Le Moyne faculty publish books on slavery, poetry and vampires

Nilo Hussain, Staff Writer
December 8, 2011
Filed under News & Features

In addition to teaching each year, many Le Moyne professors also work on research. If they’re lucky, all of their hard work pays off and they are published. The following instructors are just a few of those who have books that have either just been released or are expected to come out soon.

Jennifer Glancy
Book
Slavery as Moral Problem: In the Early Church and Today
Description
That some early Christians were slaves does not present a moral problem for Christians today; that some early Christians were slaveholders does. This concise volume is designed to make my research on early Christian slavery more accessible to a broad audience, including students and congregations.

Dr. David Lloyd
Book
Warriors
Description
A new poetry collection, which is due to come out from Salt Publishing in the U.K. in April 2012. Most of the poems are connected through the themes of war and struggle.

Ludger Viefhues-Bailey
Book
Between a Man and a Woman?
Description
That the arguments of conservative Christians against same-sex marriage involve more than literal readings of the Bible or nostalgia for simple gender roles.

Patrick Lawler
Book
Underground: Notes Toward an Autobiography
Description
A book that combines an interview and poetry.
Future Books:
Trade World Center  (Winter 2011), Rescuers of Skydivers Search Among the Clouds (Fall 2012), The Meaning of If  (Winter 2014)

Delia Popescu
Book
Political Action in Vaclav Havel’s Thought: The Responsibility of Resistance
Description
An effort to respond to what Jeffrey Isaac called the “silence of political theory” regarding the contributions of Eastern European dissidents to the body of political thinking. Popescu adds to the emerging body of literature on this topic by engaging the idea of individual resistance from the perspective of Czech dissident and political theorist Vaclav Havel.

Book
Space and the Production of Cultural Differences Among the Akha Prior to Globalization: Channeling the Flow of Life
Description
Based on the author’s extensive fieldwork among the Akha people prior to full nation-state integration, this illuminating study critically reexamines assumptions about space, power, and the politics of identity. The book expands current debates about power relations in the region from a mostly political and economic framework into the domains of ritual, cosmology, and indigenous meaning and social systems. It is one of the few book-length anthropological studies of peoples of the Southwest, China and the Northern Southeast Asia borderlands.

Kate Costello-Sullivan
Books
Mother/Country: Politics and the Personal in the Fiction of Colm Tóibín (2012), Carmilla: A Critical Edition (2012)
Description
The Tóibín book is a study of the canon of an award-winning contemporary Irish author. The book argues that Tóibín presents the personal and the political as mutually constitutive in his canon.  The second is a student-oriented critical edition of an 1872 novella about a female vampire. 

Patricia Ruggiano Schmidt
Book
Practicing What We Teach: How Culturally Responsive Literacy Classrooms Make a Difference
Description
Extraordinary K–12 teachers show us what culturally responsive literacy teaching looks like in their classrooms and how it advances children’s academic  achievement. This collection covers home–school partnering, using culturally responsive literature and cultural connections, and teaching English language learners and children who speak African American language. Please note that, although the title of the book is under her name, other professors may have written a section for the book.

Douglas R. Egerton
Book
Year of Meteors: Stephen Douglas, Abraham Lincoln, and the Election that Brought on the Civil War
Description
This monograph discusses the crucial election of 1860 and its implications for the ongoing national debates regarding slavery and the Union.  It is the latest of Dr. Egerton’s several books on slavery and ante-bellum America.

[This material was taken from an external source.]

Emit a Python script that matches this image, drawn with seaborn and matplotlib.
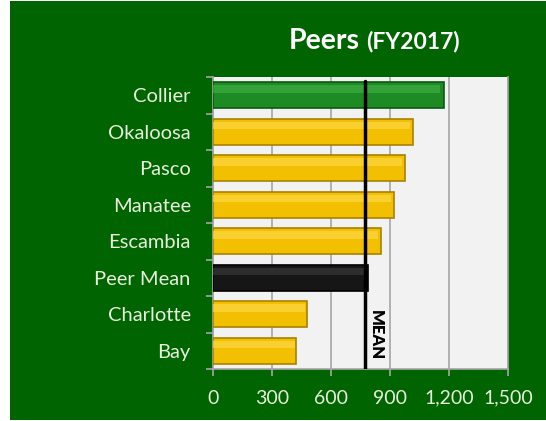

Edward Judge and John Langdon
Book
Connections: A World History, 2nd edition. 
Description
This is a student-friendly world history textbook that focuses on connections among peoples and cultures. It is used at colleges and universities across the country.

Robert E. Scully, S.J.
Book
Into the Lion’s Den: The Jesuit Mission in Elizabethan England and Wales, 1580-1603. 
Description
This book explores the Catholic mission in general and the Jesuit mission in particular in the Elizabethan era in England and Wales.  Since Catholic activity was  illegal, this necessitated a new strategy for an essentially underground church, involving both danger and daring on the part of the Jesuits and their many colleagues.